---------- Dataset excerpt ----------
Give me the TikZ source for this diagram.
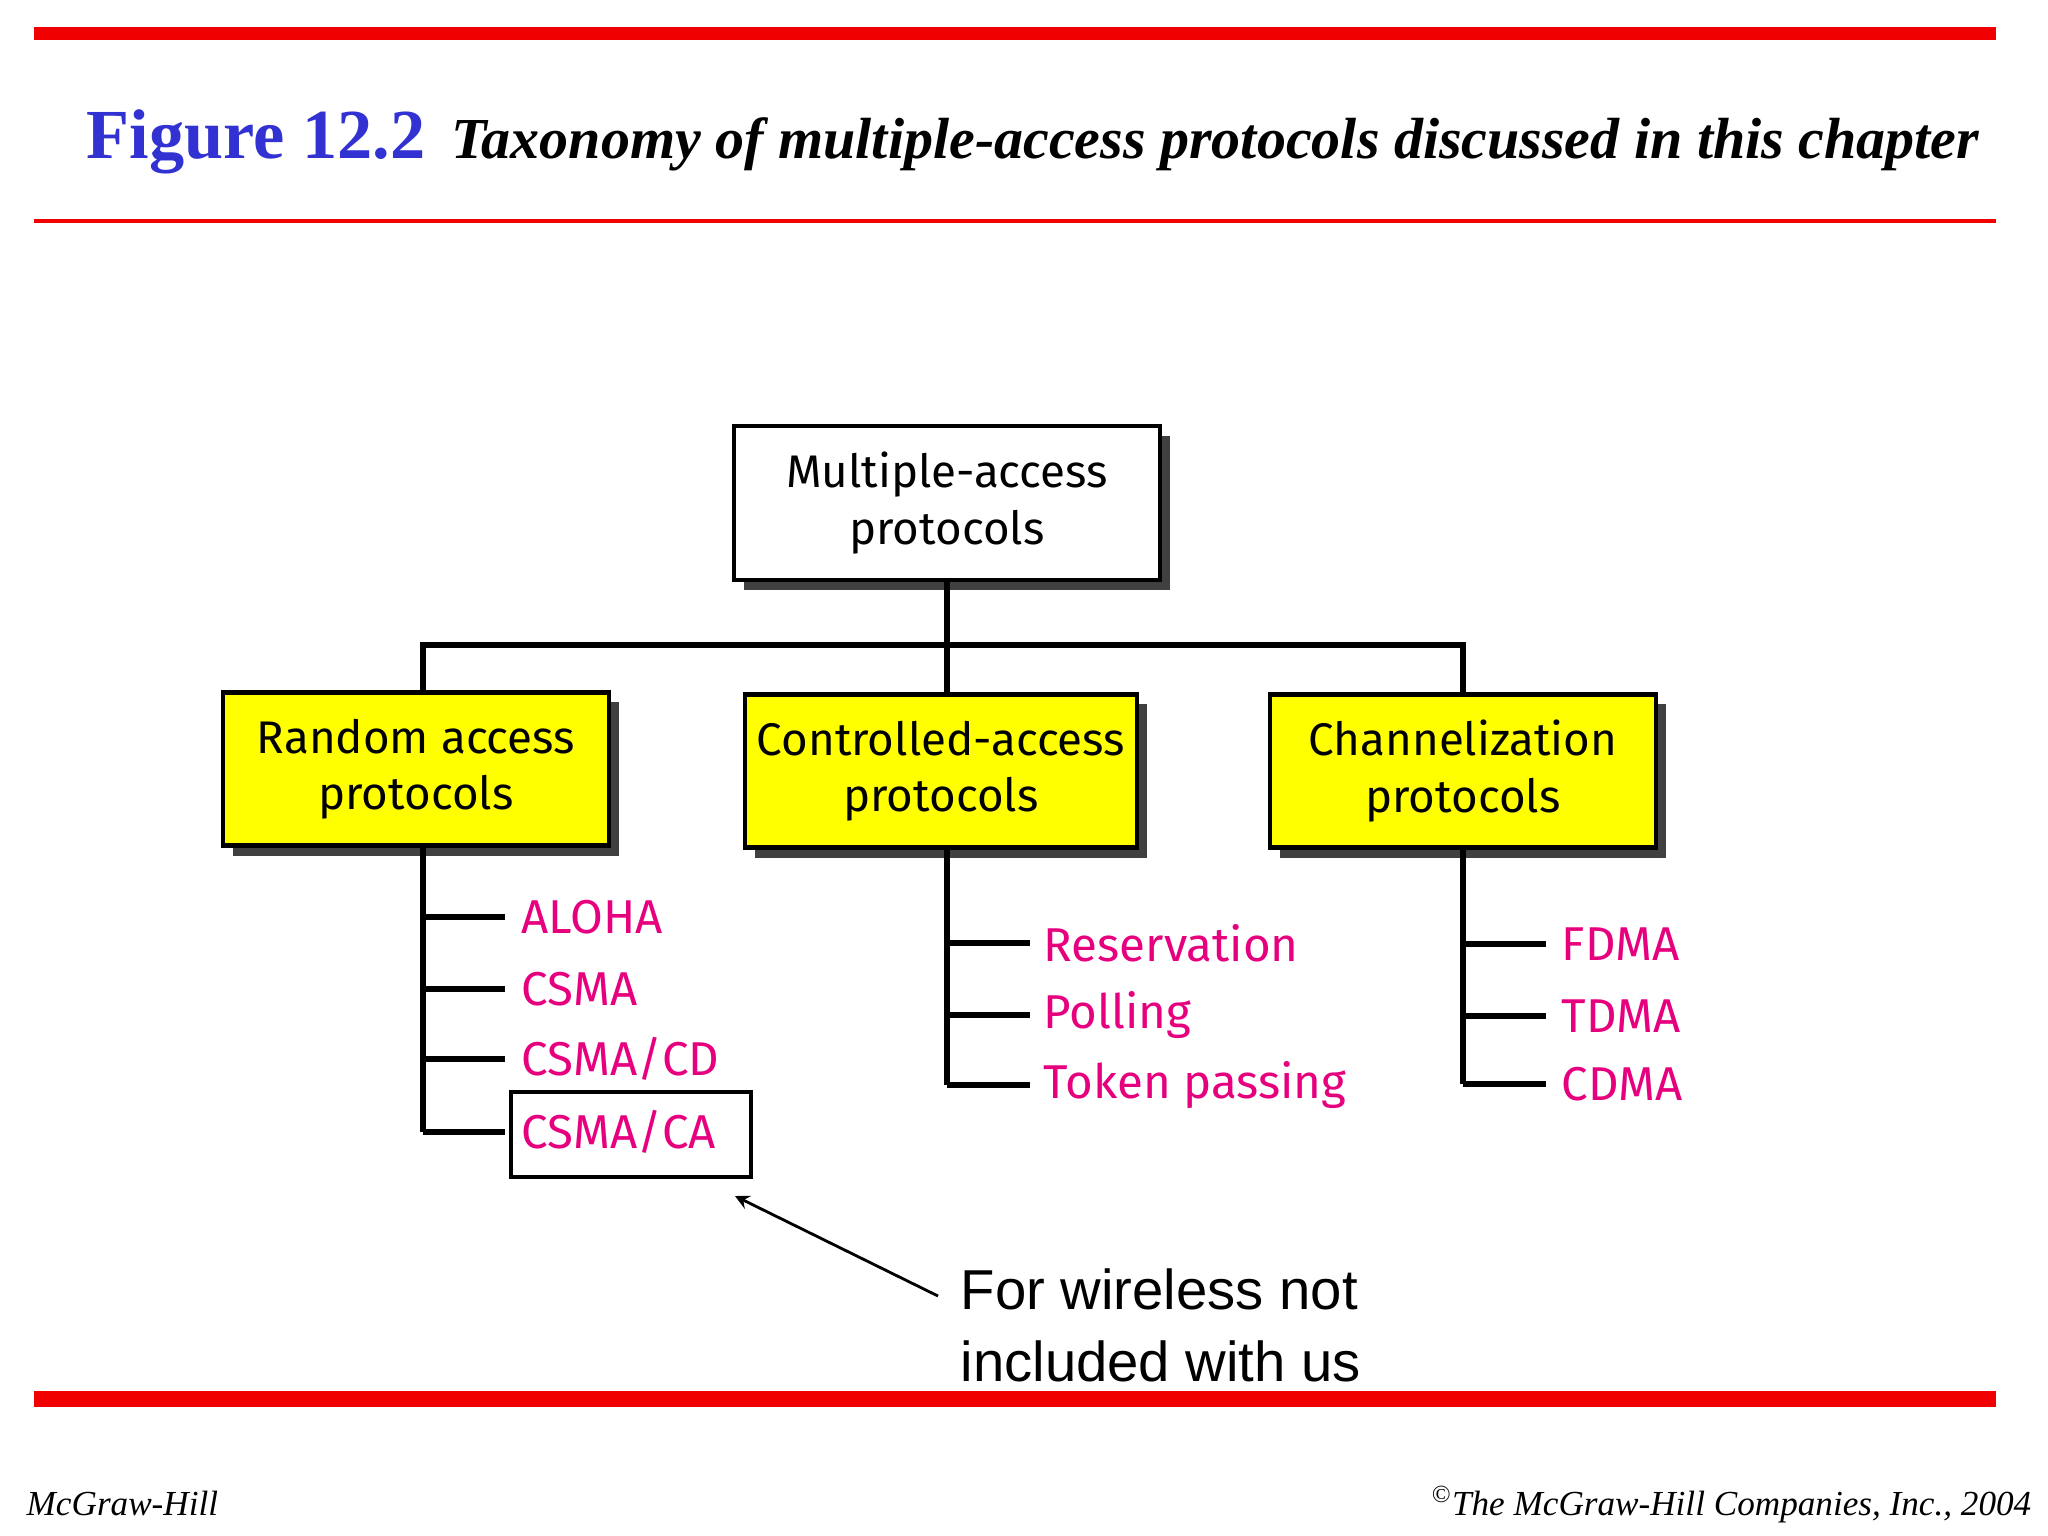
\documentclass[tikz,border=0pt]{standalone}
\usetikzlibrary{shadows}
\usepackage{fontspec}
\setmainfont{Liberation Serif}
\newfontfamily\boxfont{Fira Sans}
\newfontfamily\notefont{Liberation Sans}
\definecolor{barred}{RGB}{240,0,0}
\definecolor{titleblue}{RGB}{50,50,210}
\definecolor{itempink}{RGB}{230,0,126}
\definecolor{boxyellow}{RGB}{255,255,0}
\begin{document}
\begin{tikzpicture}[x=0.01cm,y=-0.01cm,
  proto/.style={draw=black,line width=1.2pt,minimum width=3.86cm,minimum height=1.53cm,
    align=center,font=\boxfont\fontsize{13}{16}\selectfont,
    general shadow={fill=black!75,shadow xshift=0.1cm,shadow yshift=-0.1cm}},
  item/.style={anchor=west,text=itempink,font=\boxfont\fontsize{13.5}{16}\selectfont,inner sep=2pt},
  link/.style={line width=1.6pt},
  tick/.style={line width=1.6pt}]
\useasboundingbox (0,0) rectangle (2048,1536);
% frame bars
\fill[barred] (34,27) rectangle (1996,40);
\draw[barred,line width=1.3pt] (34,221) -- (1996,221);
\fill[barred] (34,1391) rectangle (1996,1407);
% title
\node[anchor=base west,inner sep=0,text=titleblue,font=\fontsize{20}{24}\selectfont\bfseries] (fig) at (86,158) {Figure 12.2};
\node[anchor=base west,inner sep=0,font=\fontsize{16.5}{20}\selectfont\bfseries\itshape] (cap) at (451,158) {Taxonomy of multiple-access protocols discussed in this chapter};
% footer
\node[anchor=base west,inner sep=0,font=\fontsize{10}{12}\selectfont\itshape] (mh) at (26,1515) {McGraw-Hill};
\node[anchor=base east,inner sep=0,font=\fontsize{10}{12}\selectfont\itshape] (cr) at (2032,1515) {\textsuperscript{\copyright}The McGraw-Hill Companies, Inc., 2004};
% boxes
\node[proto,fill=white,minimum width=4.26cm,minimum height=1.54cm] (root) at (947,503) {Multiple-access\\protocols};
\node[proto,fill=boxyellow] (ra) at (416,769) {Random access\\protocols};
\node[proto,fill=boxyellow] (ca) at (941,771) {Controlled-access\\protocols};
\node[proto,fill=boxyellow] (ch) at (1463,771) {Channelization\\protocols};
\coordinate (bus) at (947,645);
\draw[link] (ra.north -| 423,0) |- (bus) -| (ch.north);
\draw[link] (root.south) -- (bus |- ca.north);
% random access
\draw[link] (ra.south -| 423,0) -- (423,1132);
\foreach \y/\t/\n in {917/ALOHA/a1,989/CSMA/a2,1059/CSMA\slash CD/a3,1132/CSMA\slash CA/a4}{
  \node[item] (\n) at (514,\y) {\t};
  \draw[tick] (423,\y) -- (505,\y);}
\draw[line width=0.9pt] (511,1092) rectangle (751,1177);
% controlled
\draw[link] (ca.south -| 947,0) -- (947,1085);
\foreach \y/\t/\n in {943/Reservation/b1,1015/Polling/b2,1085/Token passing/b3}{
  \node[item] (\n) at (1036,\y) {\t};
  \draw[tick] (947,\y) -- (1030,\y);}
% channelization
\draw[link] (ch.south) -- (1463,1084);
\foreach \y/\t/\n in {944/FDMA/c1,1016/TDMA/c2,1084/CDMA/c3}{
  \node[item] (\n) at (1554,\y) {\t};
  \draw[tick] (1463,\y) -- (1546,\y);}
% note
\node[anchor=north west,align=left,inner sep=0,font=\notefont\fontsize{16}{20.5}\selectfont] (note) at (960,1268) {For wireless not\\included with us};
\coordinate (ab) at (735,1196);
\draw[-stealth,line width=0.8pt] (938,1296) -- (ab);
\end{tikzpicture}
\end{document}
----------
Direction:
Transcribe the listing above verbatim. Omit the pictures.

Written answer:
Give me the TikZ source for this diagram.
\documentclass[tikz,border=0pt]{standalone}
\usetikzlibrary{shadows}
\usepackage{fontspec}
\setmainfont{Liberation Serif}
\newfontfamily\boxfont{Fira Sans}
\newfontfamily\notefont{Liberation Sans}
\definecolor{barred}{RGB}{240,0,0}
\definecolor{titleblue}{RGB}{50,50,210}
\definecolor{itempink}{RGB}{230,0,126}
\definecolor{boxyellow}{RGB}{255,255,0}
\begin{document}
\begin{tikzpicture}[x=0.01cm,y=-0.01cm,
  proto/.style={draw=black,line width=1.2pt,minimum width=3.86cm,minimum height=1.53cm,
    align=center,font=\boxfont\fontsize{13}{16}\selectfont,
    general shadow={fill=black!75,shadow xshift=0.1cm,shadow yshift=-0.1cm}},
  item/.style={anchor=west,text=itempink,font=\boxfont\fontsize{13.5}{16}\selectfont,inner sep=2pt},
  link/.style={line width=1.6pt},
  tick/.style={line width=1.6pt}]
\useasboundingbox (0,0) rectangle (2048,1536);
% frame bars
\fill[barred] (34,27) rectangle (1996,40);
\draw[barred,line width=1.3pt] (34,221) -- (1996,221);
\fill[barred] (34,1391) rectangle (1996,1407);
% title
\node[anchor=base west,inner sep=0,text=titleblue,font=\fontsize{20}{24}\selectfont\bfseries] (fig) at (86,158) {Figure 12.2};
\node[anchor=base west,inner sep=0,font=\fontsize{16.5}{20}\selectfont\bfseries\itshape] (cap) at (451,158) {Taxonomy of multiple-access protocols discussed in this chapter};
% footer
\node[anchor=base west,inner sep=0,font=\fontsize{10}{12}\selectfont\itshape] (mh) at (26,1515) {McGraw-Hill};
\node[anchor=base east,inner sep=0,font=\fontsize{10}{12}\selectfont\itshape] (cr) at (2032,1515) {\textsuperscript{\copyright}The McGraw-Hill Companies, Inc., 2004};
% boxes
\node[proto,fill=white,minimum width=4.26cm,minimum height=1.54cm] (root) at (947,503) {Multiple-access\\protocols};
\node[proto,fill=boxyellow] (ra) at (416,769) {Random access\\protocols};
\node[proto,fill=boxyellow] (ca) at (941,771) {Controlled-access\\protocols};
\node[proto,fill=boxyellow] (ch) at (1463,771) {Channelization\\protocols};
\coordinate (bus) at (947,645);
\draw[link] (ra.north -| 423,0) |- (bus) -| (ch.north);
\draw[link] (root.south) -- (bus |- ca.north);
% random access
\draw[link] (ra.south -| 423,0) -- (423,1132);
\foreach \y/\t/\n in {917/ALOHA/a1,989/CSMA/a2,1059/CSMA\slash CD/a3,1132/CSMA\slash CA/a4}{
  \node[item] (\n) at (514,\y) {\t};
  \draw[tick] (423,\y) -- (505,\y);}
\draw[line width=0.9pt] (511,1092) rectangle (751,1177);
% controlled
\draw[link] (ca.south -| 947,0) -- (947,1085);
\foreach \y/\t/\n in {943/Reservation/b1,1015/Polling/b2,1085/Token passing/b3}{
  \node[item] (\n) at (1036,\y) {\t};
  \draw[tick] (947,\y) -- (1030,\y);}
% channelization
\draw[link] (ch.south) -- (1463,1084);
\foreach \y/\t/\n in {944/FDMA/c1,1016/TDMA/c2,1084/CDMA/c3}{
  \node[item] (\n) at (1554,\y) {\t};
  \draw[tick] (1463,\y) -- (1546,\y);}
% note
\node[anchor=north west,align=left,inner sep=0,font=\notefont\fontsize{16}{20.5}\selectfont] (note) at (960,1268) {For wireless not\\included with us};
\coordinate (ab) at (735,1196);
\draw[-stealth,line width=0.8pt] (938,1296) -- (ab);
\end{tikzpicture}
\end{document}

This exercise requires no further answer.